Written by Maggie Stiefvater
Art by Morgan Beem
Published by DC Comics


The first Swamp Thing story I remember reading was an Alan Moore written team up. Superman was deathly sick from fungus on a meteorite. It was dark, creepy, atmospheric, suspenseful.

I was all of eight years old. Never underestimate what appeals to a young reader.

Which brings me to Swamp Thing: Twin Branches. Maggie Stiefvater tells a tale of adolescent angst. Morgan Beem’s art brings a lot of style to a tale that lacks depth.

Alec and Walker Holland are twins with very different personalities.

Alec is introverted. Walker is the extrovert. Alec is obsessed with his plant experiments.

They discover that their Dad is cheating on their Mom. This family drama leads to a move with their aunt. A mishap leads to his aunt’s dogs eating one of his science experiments. Alec’s Type 1 diabetes also to the discovery of an unexpected benefit to his science work.

Along the way, Alec and Walker meet new friends and fall into conflict with each other.
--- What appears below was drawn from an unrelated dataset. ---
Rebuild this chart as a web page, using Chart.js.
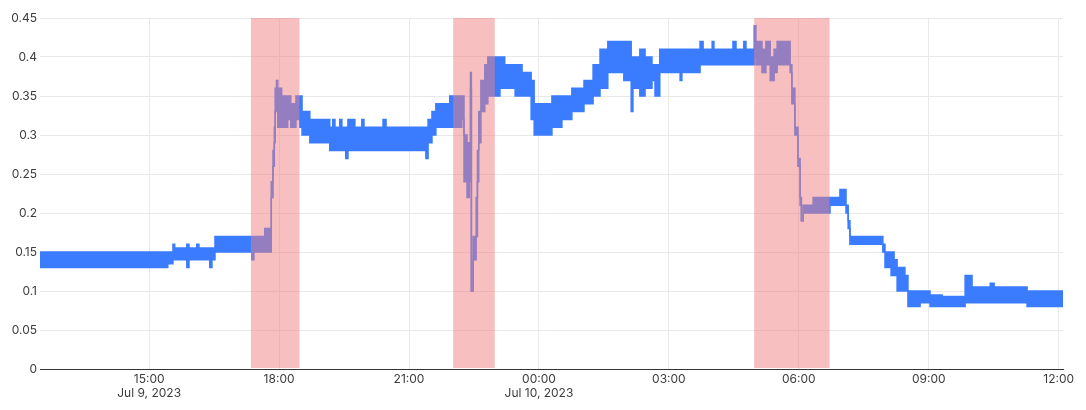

By the end, the brothers are reunited.

But this is all as expected.

The story lacks real drama. It strains a bit when making the analogy to plant life and adolescence. The relationship drama between Alec and his brother comes to a climax, but it never builds to that climax.

It’s not bad by any means, just lightweight.

Morgan Beem’s art really lifts this book. His depiction of plant creatures manages to be creepy without being too dark. It really adds dimension to this book.

Aimed at the young adult market, this is certainly a different Swamp Thing tale than your used to.